Who Should Listen to My Fair Alien
This audiobook is well-suited for readers who enjoy alien romance with a literary premise behind it, who want a complete story in under five hours, or who are already Honey Phillips fans looking for another entry in her catalog. It works as a gateway into the author’s style for curious newcomers. You may want to look elsewhere if you need extensive world-building, complex supporting casts, or a story that wrestles seriously with its source material’s tensions. The book knows what it is and delivers it with genuine warmth.
Frequently Asked Questions
Does My Fair Alien work as a standalone, or do I need to know the Cosmic Cinema series?
It works completely as a standalone. Phillips introduces the Plumerian world and its social rules through the story itself, and no prior series knowledge is required. This is a good entry point for new readers.
How closely does the story follow the My Fair Lady plot?
The structural beats are familiar: a bet, a teacher-student arrangement, a social transformation, and a romantic complication. But Phillips significantly reworks the power dynamics and gives the story a warmer, more genuinely mutual ending than the Shaw original. One reviewer called it a more satisfying conclusion.
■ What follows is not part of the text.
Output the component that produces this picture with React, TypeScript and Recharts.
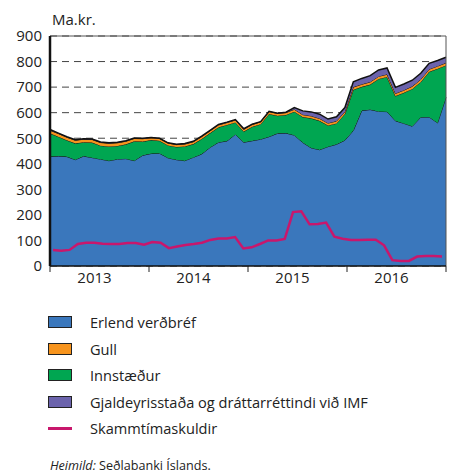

Is the content appropriate for listeners who prefer less explicit romance?
The synopsis describes it as a sweet and steamy standalone intended for mature listeners. There is romantic and sexual content, but the overall tone leans playful rather than intensely explicit. If you have read Phillips before, you will know what to expect from her heat level.
How does Patrick Zeller differentiate the human and alien characters in narration?
Zeller’s approach is subtle rather than exaggerated. Harak reads as measured and slightly formal, consistent with a linguistics professor trying to maintain professional distance. He does not resort to a heavily accented or theatrical alien voice, which keeps the performance feeling grounded across the full runtime.